The section on storage media and hardware examines storage strategies and compares hardware devices, from simple hard drives to network storage to RAID arrays. Cataloging covers indexing, types of metadata and inventory tools.

Preserve gets to the heart of digital preservation: ensuring long-term accessibility. Since the guide is aimed primarily at human rights organizations, the Preserve section leans toward partnering with institutional archiving. If that is not an option, there is detailed information for building your own professional archive.

Finally, Share looks at issues in providing access to your videos: posting videos online, creating finding aids, controlling levels of access, copyrights and — given the dangerous climate that human rights organizations may operate in — security and identity.

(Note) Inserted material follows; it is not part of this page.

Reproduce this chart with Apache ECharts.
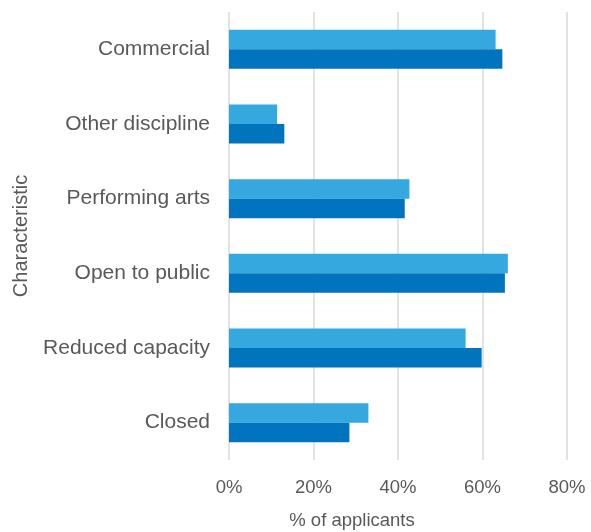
<!DOCTYPE html>
<html>
<head>
<meta charset="utf-8">
<script src="https://cdn.jsdelivr.net/npm/echarts@6/dist/echarts.min.js"></script>
<style>
  html, body { margin: 0; padding: 0; background: #fff; }
  #chart { width: 591px; height: 532px; }
</style>
</head>
<body>
<div id="chart"></div>
<script>
// categories top to bottom
const categories = ["Commercial", "Other discipline", "Performing arts", "Open to public", "Reduced capacity", "Closed"];
// light blue bars (upper bar of each pair), percent
const seriesLight = [63.1, 11.4, 42.7, 66.0, 56.0, 33.0];
// dark blue bars (lower bar of each pair), percent
const seriesDark = [64.7, 13.1, 41.6, 65.3, 59.8, 28.5];
const xTicks = [0, 20, 40, 60, 80];

const chart = echarts.init(document.getElementById("chart"));

const font = "Liberation Sans, Arial, sans-serif";
const grey = "#595959";

chart.setOption({
    animation: false,
    grid: {
        left: 229, right: 24, top: 12, bottom: 72,
        containLabel: false,
        outerBoundsMode: "none"
    },
    xAxis: {
        type: "value",
        min: xTicks[0],
        max: xTicks[xTicks.length - 1],
        interval: 20,
        axisLine: { show: false },
        axisTick: { show: false },
        splitLine: { lineStyle: { color: "#d9d9d9", width: 1.5 } },
        axisLabel: {
            formatter: "{value}%",
            color: grey,
            fontSize: 18.5,
            fontFamily: font,
            margin: 18
        },
        name: "% of applicants",
        nameLocation: "middle",
        nameGap: 51,
        nameTextStyle: { color: grey, fontSize: 18.5, fontFamily: font, padding: [0, 92, 0, 0] }
    },
    yAxis: {
        type: "category",
        data: categories,
        inverse: true,
        axisLine: { show: false },
        axisTick: { show: false },
        axisLabel: { color: grey, fontSize: 21, fontFamily: font, margin: 19 },
        name: "Characteristic",
        nameLocation: "middle",
        nameGap: 198,
        nameTextStyle: { color: grey, fontSize: 20, fontFamily: font }
    },
    series: [
        {
            type: "bar",
            data: seriesLight,
            barWidth: 19.5,
            barGap: "0%",
            itemStyle: { color: "#35a8df" }
        },
        {
            type: "bar",
            data: seriesDark,
            barWidth: 19.5,
            itemStyle: { color: "#0074bd" }
        }
    ]
});
</script>
</body>
</html>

Witness may have written the guide for human rights organizations but the digital-preservation information contained in the guide has been gleaned from the digital archive, library and video technology practices. The authors have managed to extract the nucleus from each issue in digital preservation, combine and organize them all  in a logical flow and explain them in a manner so direct and clear that the guide could be easily understood by most people.

 

Comments (2)

  1. This is awesome and super-useful — it would be great to see more online resources like this specifically for artists looking to archive their work. This is a great resource – thank you for posting it and thanks to witness.org for developing it. Though some of it is specific for their interests – a lot of it crosses over for other people interested in archiving moving images.